One of the first things that South African expats look for in a foreign country, is boerewors. You know... that yummy South African sausage that everyone likes to braai on a Sunday (or a Tuesday, or a Friday...)
The problem is... the USA isn't like South Africa where you can go to the grocery store and buy boerewors. You either have to buy it online or you have to learn how to make boerewors yourself.
While it is convenient, buying boerewors can be a hit or a miss. This is why some people choose to learn how to make boerewors themselves.
Luckily, it isn't rocket-science. Here's how to make boerewors yourself...
Disclaimer: For complete transparency, I want you to know that there are affiliate links in this article. That means we get paid a commission for products you buy. BUT it does not cost you more money. The retailer shares some of their profit with us. If you have questions about this, please contact us.
What You Need To Make Boerewors
You will need a few items to make boerewors. Here's a list:
- Meat: We use a beef/pork mix of 75% beef and 25% pork. For the beef, we use trimmed brisket because it already contains a good amount of fat. You need about 10 - 15% fat in your meat mix.
- Casing: You can buy casing online [link to Amazon.com], or in the meat section of many grocery stores, or at a meat market. Here in Central Texas, we buy hog casing at HEB. One packet makes about 20 lbs of boerewors.
- Spices: Some people buy boerewors spices online [link to Amazon.com] and others use a boerewors recipe that they adjust for taste as they go along.
- Meat Grinder with Sausage Stuffer: When we started out, we used a $100 meat grinder with a sausage stuffer attachment. It worked fine, but was quite slow. Then we bought this meat grinder [link to Amazon.com] and it changed our world!
- Cutting board & knife: You're going to need to cut your meat into cubes.
- Large plastic tub: You'll need a large plastic tub [link to Amazon.com] (or two) to mix your meat cubes with the spices and to hold your ground meat before stuffing.
Preparing The Boerewors Meat
In a nutshell, to prepare the meat, you'll cut the meat into cubes, mix in the spices, and grind the meat. Here are the details:
- Cut all the beef into 1.5 - 2 inch cubes.
- Since you'll have less pork and want nice distribution, cut the pork into slightly smaller cubes, let's say 1 - 1.5 inch cubes.

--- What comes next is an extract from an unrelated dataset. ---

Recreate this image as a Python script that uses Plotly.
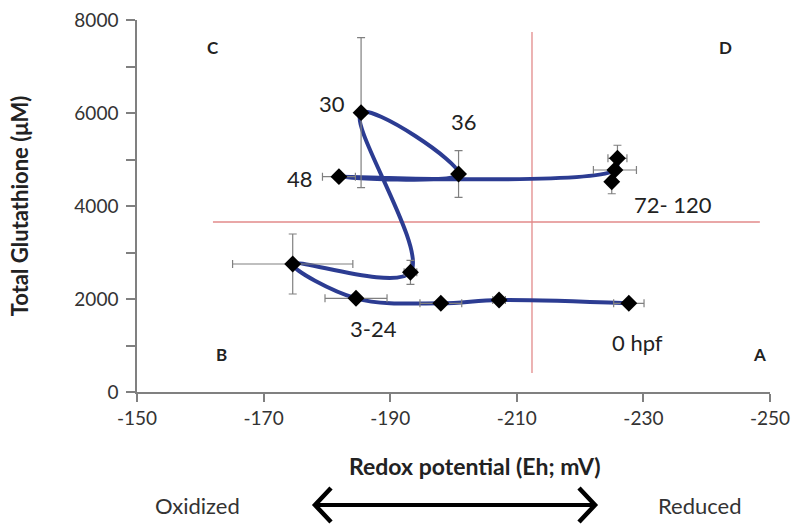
import plotly.graph_objects as go

# Redox potential (Eh, mV) and total glutathione (uM), in developmental order (hpf)
eh = [-227.7, -207.2, -198.0, -184.6, -174.6, -193.2, -185.4, -200.8, -181.9, -225.5, -225.9, -225.0]
gsh = [1907, 1978, 1907, 2015, 2753, 2574, 6007, 4688, 4631, 4774, 5026, 4523]
eh_err = [2.4, 1.0, 3.3, 4.9, 9.5, 1.0, 0.5, 0.5, 2.6, 3.4, 1.5, 0.5]
gsh_err = [40, 40, 40, 60, 645, 258, 1613, 501, 60, 60, 280, 260]

# Quadrant divider lines
eh_split = -212.4
gsh_split = 3656
eh_span = [-162.0, -248.4]
gsh_span = [409, 7742]

# Point labels
lab_text = ["30", "36", "48", "72- 120", "3-24", "0 hpf"]
lab_x = [-180.8, -201.6, -175.8, -234.6, -187.4, -229.1]
lab_y = [6194, 5828, 4602, 4022, 1376, 1054]

# Quadrant letters
quad_text = ["C", "D", "B", "A"]
quad_x = [-162.0, -242.9, -163.4, -248.4]
quad_y = [7419, 7419, 796, 796]

x_ticks = [-150, -170, -190, -210, -230, -250]
y_ticks = [0, 1000, 2000, 3000, 4000, 5000, 6000, 7000, 8000]
y_ticktext = ["0", "", "2000", "", "4000", "", "6000", "", "8000"]

FONT = "Lato, Open Sans, sans-serif"
LINE_BLUE = "#2c3c92"
GRAY = "#808080"

fig = go.Figure()
fig.add_trace(go.Scatter(
    x=eh, y=gsh, mode="lines",
    line=dict(color=LINE_BLUE, width=4, shape="spline", smoothing=1.0),
    hoverinfo="skip", showlegend=False,
))
fig.add_trace(go.Scatter(
    x=eh, y=gsh, mode="markers",
    marker=dict(symbol="diamond", size=13, color="black"),
    error_x=dict(type="data", array=eh_err, color=GRAY, thickness=1.2, width=4),
    error_y=dict(type="data", array=gsh_err, color=GRAY, thickness=1.2, width=4),
    showlegend=False,
))

shapes = [
    dict(type="line", xref="x", yref="y", x0=eh_split, x1=eh_split,
         y0=gsh_span[0], y1=gsh_span[1], line=dict(color="#e28a8a", width=1.3), layer="below"),
    dict(type="line", xref="x", yref="y", x0=eh_span[0], x1=eh_span[1],
         y0=gsh_split, y1=gsh_split, line=dict(color="#e28a8a", width=1.3), layer="below"),
]

# Double-headed arrow below the axis (paper coordinates)
def px2p(px, py):
    return (px - 137) / 633.0, (392 - py) / 372.0

ax0, ay = px2p(318, 505)
ax1, _ = px2p(592, 505)
shapes.append(dict(type="line", xref="paper", yref="paper", x0=ax0, x1=ax1, y0=ay, y1=ay,
                   line=dict(color="black", width=4)))
l1 = px2p(331, 488); l2 = px2p(315, 505); l3 = px2p(331, 522)
r1 = px2p(579, 488); r2 = px2p(595, 505); r3 = px2p(579, 522)
shapes.append(dict(type="path", xref="paper", yref="paper",
                   path=f"M {l1[0]} {l1[1]} L {l2[0]} {l2[1]} L {l3[0]} {l3[1]}",
                   line=dict(color="black", width=4.5)))
shapes.append(dict(type="path", xref="paper", yref="paper",
                   path=f"M {r1[0]} {r1[1]} L {r2[0]} {r2[1]} L {r3[0]} {r3[1]}",
                   line=dict(color="black", width=4.5)))

annotations = []
for t, x, y in zip(lab_text, lab_x, lab_y):
    annotations.append(dict(text=t, x=x, y=y, xref="x", yref="y", showarrow=False,
                            xanchor="center", yanchor="middle",
                            font=dict(family=FONT, size=22, color="#222222")))
for t, x, y in zip(quad_text, quad_x, quad_y):
    annotations.append(dict(text=f"<b>{t}</b>", x=x, y=y, xref="x", yref="y", showarrow=False,
                            xanchor="center", yanchor="middle",
                            font=dict(family=FONT, size=17, color="#222222")))

tx, ty = px2p(474, 466)
annotations.append(dict(text="<b>Redox potential (Eh; mV)</b>", x=tx, y=ty, xref="paper", yref="paper",
                        xanchor="center", yanchor="middle",
                        showarrow=False, font=dict(family=FONT, size=23, color="#222222")))
ox, oy = px2p(197, 505)
annotations.append(dict(text="Oxidized", x=ox, y=oy, xref="paper", yref="paper",
                        xanchor="center", yanchor="middle",
                        showarrow=False, font=dict(family=FONT, size=22, color="#333333")))
rx, ry = px2p(700, 505)
annotations.append(dict(text="Reduced", x=rx, y=ry, xref="paper", yref="paper",
                        xanchor="center", yanchor="middle",
                        showarrow=False, font=dict(family=FONT, size=22, color="#333333")))

fig.update_layout(
    width=800, height=532,
    margin=dict(l=137, r=30, t=20, b=140),
    paper_bgcolor="white", plot_bgcolor="white",
    font=dict(family=FONT, size=16, color="#333333"),
    shapes=shapes, annotations=annotations,
    xaxis=dict(range=[-150, -250], tickvals=x_ticks, ticktext=[str(v) for v in x_ticks],
               automargin=False,
               showgrid=False, zeroline=False, showline=True, linecolor=GRAY, linewidth=1.5,
               ticks="outside", ticklen=8, tickcolor=GRAY, tickwidth=1.5,
               tickfont=dict(family=FONT, size=19, color="#333333")),
    yaxis=dict(range=[0, 8000], tickvals=y_ticks, ticktext=y_ticktext,
               automargin=False, ticklabelstandoff=4,
               showgrid=False, zeroline=False, showline=True, linecolor=GRAY, linewidth=1.5,
               ticks="outside", ticklen=9, tickcolor=GRAY, tickwidth=1.5,
               tickfont=dict(family=FONT, size=19, color="#333333"),
               title=dict(text="<b>Total Glutathione (μM)</b>", standoff=40,
                          font=dict(family=FONT, size=22, color="#222222"))),
)

fig.write_html("out.html", config={"displayModeBar": False},
               post_script="document.body.style.margin='0';")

- Mix all the beef and pork in your plastic tub.
- Add the spices to the meat and mix thoroughly. (I usually spread about 1/4 of the spices over all the meat, mix, and repeat.) Our method also uses malt vinegar and water, which I add at this point as well.
- Grind all the meat. Remember to use your 6 mm (1/4 inch) cutting blade. (If you use a 10 mm cutting blade you'll have to grind twice. If you use a 4 mm cutting blade, your ground meat may be too fine.)
Preparing The Casing
Natural sausage casing, like the hog casing we use, comes packed in salt. So you have to prepare the casing before stuffing:
- Remove the casing from the package and rinse under running water. Also run the water through the casing.
- Put warm water (not hot) in a bowl. Add a little white vinegar to the water. About 1 tablespoon is enough. The vinegar softens the casing and helps to give it that little "crisp" on the braai. (Thanks to my friend, Ron Hetzler, for that tip.)
- Put the casing in the water for approximately 45 minutes before stuffing.
Stuffing - Making The Boerewors
You are now ready to make your boerewors, that is, stuffing the meat into the casing.
Hint: Up to this point, one person could do it all, but with the stuffing, it's easier to have two people... one person to feed the meat into the stuffer and one person to control the flow of the casing off the stuffer pipe. You don't want to over-stuff the casing, or the sausage will burst on the braai.
- Set up the sausage stuffer on your grinder. We found the bigger stuffer pipe to work better than the small one.
- Pull one or more of the pieces of casing over the stuffer tube.
- Fill the stuffer with meat, turn it on, and wait for the meat to start pushing out of the stuffer tube.
- As I mentioned earlier, the person who controls the flow of the casing off the tube, has to stay aware of how tight the sausage is being stuffed. You definitely want to avoid over-stuffing it.
Hint: If the sausage appears to be over-stuffed, simply turn off the machine, pull some more casing off the tube, and redistribute the meat in the sausage by squeezing it by hand.
And that's all there is to it. You may feel a little unsure at first, but you'll get the hang of it in two ticks!
Now it's time to head outside and have a nice braai!